# [Exercise goal]
Would you write out the listing verbatim and skip every picture in it?
Start Data shown
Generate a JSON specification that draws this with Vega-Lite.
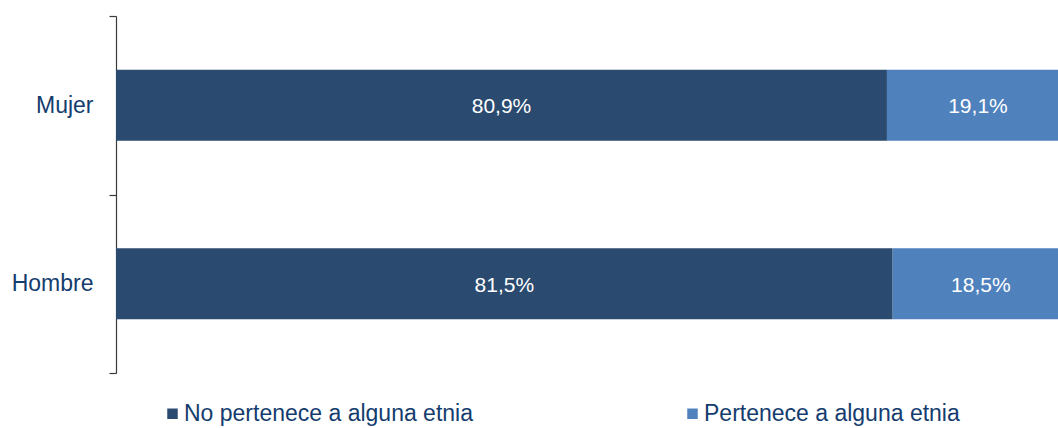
{
  "$schema": "https://vega.github.io/schema/vega-lite/v6.json",
  "width": 942,
  "height": 357,
  "padding": {"left": 0, "top": 5, "right": 0, "bottom": 0},
  "background": "#ffffff",
  "config": {
    "view": {"stroke": null},
    "font": "Liberation Sans",
    "locale": {"number": {"decimal": ",", "thousands": ".", "grouping": [3], "currency": ["$", ""]}}
  },
  "data": {
    "values": [
      {"sexo": "Mujer", "grupo": "No pertenece a alguna etnia", "valor": 0.809, "orden": 1},
      {"sexo": "Mujer", "grupo": "Pertenece a alguna etnia", "valor": 0.191, "orden": 2},
      {"sexo": "Hombre", "grupo": "No pertenece a alguna etnia", "valor": 0.815, "orden": 1},
      {"sexo": "Hombre", "grupo": "Pertenece a alguna etnia", "valor": 0.185, "orden": 2}
    ]
  },
  "encoding": {
    "y": {
      "field": "sexo",
      "type": "nominal",
      "sort": ["Mujer", "Hombre"],
      "scale": {"paddingInner": 0, "paddingOuter": 0},
      "axis": {
        "title": null,
        "domain": true,
        "domainColor": "#3a3a3a",
        "domainWidth": 1.2,
        "ticks": true,
        "tickBand": "extent",
        "tickSize": 7,
        "tickColor": "#3a3a3a",
        "tickWidth": 1.2,
        "labelPadding": 16,
        "labelFontSize": 23,
        "labelColor": "#143C6E",
        "labelFont": "Liberation Sans",
        "minExtent": 116,
        "maxExtent": 116,
        "grid": false
      }
    },
    "x": {
      "field": "valor",
      "type": "quantitative",
      "stack": "zero",
      "scale": {"domain": [0, 0.9885], "nice": false, "zero": true},
      "axis": null
    },
    "order": {"field": "orden", "type": "quantitative"}
  },
  "layer": [
    {
      "mark": {"type": "bar", "size": 71, "clip": true},
      "encoding": {
        "color": {
          "field": "grupo",
          "type": "nominal",
          "scale": {
            "domain": ["No pertenece a alguna etnia", "Pertenece a alguna etnia"],
            "range": ["#2A4A6F", "#4F81BD"]
          },
          "legend": {
            "title": null,
            "orient": "none",
            "legendX": 45,
            "legendY": 386,
            "direction": "horizontal",
            "symbolType": "square",
            "symbolSize": 110,
            "symbolStrokeWidth": 0,
            "labelFontSize": 23,
            "labelColor": "#143C6E",
            "labelFont": "Liberation Sans",
            "labelOffset": 0,
            "labelLimit": 500,
            "columnPadding": 208
          }
        }
      }
    },
    {
      "mark": {"type": "text", "color": "#ffffff", "fontSize": 21, "font": "Liberation Sans", "baseline": "middle", "align": "center", "dy": 2},
      "encoding": {
        "x": {"field": "valor", "type": "quantitative", "stack": "zero", "bandPosition": 0.5},
        "text": {"field": "valor", "type": "quantitative", "format": ".1%"}
      }
    }
  ]
}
End Data shown
# [Full solution]
Generate a JSON specification that draws this with Vega-Lite.
{
  "$schema": "https://vega.github.io/schema/vega-lite/v6.json",
  "width": 942,
  "height": 357,
  "padding": {"left": 0, "top": 5, "right": 0, "bottom": 0},
  "background": "#ffffff",
  "config": {
    "view": {"stroke": null},
    "font": "Liberation Sans",
    "locale": {"number": {"decimal": ",", "thousands": ".", "grouping": [3], "currency": ["$", ""]}}
  },
  "data": {
    "values": [
      {"sexo": "Mujer", "grupo": "No pertenece a alguna etnia", "valor": 0.809, "orden": 1},
      {"sexo": "Mujer", "grupo": "Pertenece a alguna etnia", "valor": 0.191, "orden": 2},
      {"sexo": "Hombre", "grupo": "No pertenece a alguna etnia", "valor": 0.815, "orden": 1},
      {"sexo": "Hombre", "grupo": "Pertenece a alguna etnia", "valor": 0.185, "orden": 2}
    ]
  },
  "encoding": {
    "y": {
      "field": "sexo",
      "type": "nominal",
      "sort": ["Mujer", "Hombre"],
      "scale": {"paddingInner": 0, "paddingOuter": 0},
      "axis": {
        "title": null,
        "domain": true,
        "domainColor": "#3a3a3a",
        "domainWidth": 1.2,
        "ticks": true,
        "tickBand": "extent",
        "tickSize": 7,
        "tickColor": "#3a3a3a",
        "tickWidth": 1.2,
        "labelPadding": 16,
        "labelFontSize": 23,
        "labelColor": "#143C6E",
        "labelFont": "Liberation Sans",
        "minExtent": 116,
        "maxExtent": 116,
        "grid": false
      }
    },
    "x": {
      "field": "valor",
      "type": "quantitative",
      "stack": "zero",
      "scale": {"domain": [0, 0.9885], "nice": false, "zero": true},
      "axis": null
    },
    "order": {"field": "orden", "type": "quantitative"}
  },
  "layer": [
    {
      "mark": {"type": "bar", "size": 71, "clip": true},
      "encoding": {
        "color": {
          "field": "grupo",
          "type": "nominal",
          "scale": {
            "domain": ["No pertenece a alguna etnia", "Pertenece a alguna etnia"],
            "range": ["#2A4A6F", "#4F81BD"]
          },
          "legend": {
            "title": null,
            "orient": "none",
            "legendX": 45,
            "legendY": 386,
            "direction": "horizontal",
            "symbolType": "square",
            "symbolSize": 110,
            "symbolStrokeWidth": 0,
            "labelFontSize": 23,
            "labelColor": "#143C6E",
            "labelFont": "Liberation Sans",
            "labelOffset": 0,
            "labelLimit": 500,
            "columnPadding": 208
          }
        }
      }
    },
    {
      "mark": {"type": "text", "color": "#ffffff", "fontSize": 21, "font": "Liberation Sans", "baseline": "middle", "align": "center", "dy": 2},
      "encoding": {
        "x": {"field": "valor", "type": "quantitative", "stack": "zero", "bandPosition": 0.5},
        "text": {"field": "valor", "type": "quantitative", "format": ".1%"}
      }
    }
  ]
}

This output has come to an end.